A guarantees to B to the extent of Rs. 10,000, that C shall pay for all the goods bought by him during the next three months. B sells goods worth Rs. 6,000 to C. A gives notice of revocation, C is liable for Rs. 6,000. If any goods are sold to C after the notice of revocation, A shall not be, liable for that.
2) By Death of Surety(Section 131)
Unless there is a contract to the contrary, the death of surety operates as a revocation of the continuing guarantee in respect to the transactions taking place after the death of surety due to the absence of a contract. However, his legal representatives will continue to be liable for transactions entered into before his death. The estate of deceased surety is, however, liable for those transactions which had already taken place during the lifetime of the deceased. Surety’s estate will not be liable for the transactions taking after the death of surety’even if the creditor had no knowledge of surety’s death.
The contract of guarantee is a specific contract for which the Indian Contract Act has laid some rules.

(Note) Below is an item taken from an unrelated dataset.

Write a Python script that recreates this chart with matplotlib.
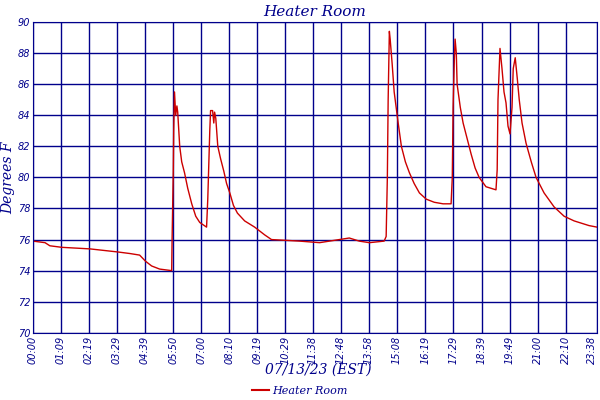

Every contract of guarantee has three parties and there exist two types of guarantees i.e. specific guarantee and continuing guarantee. The type of Guarantee used depends on the situation and the terms of the contract. The surety has some rights against the other parties and liability of the surety is considered to be co-extensive with that of the principal debtor unless it is otherwise provided by the contract. In case the contracts are entered into by misrepresentation made by the creditor regarding material circumstances or by concealment of material facts by the creditor, the contract will be considered invalid.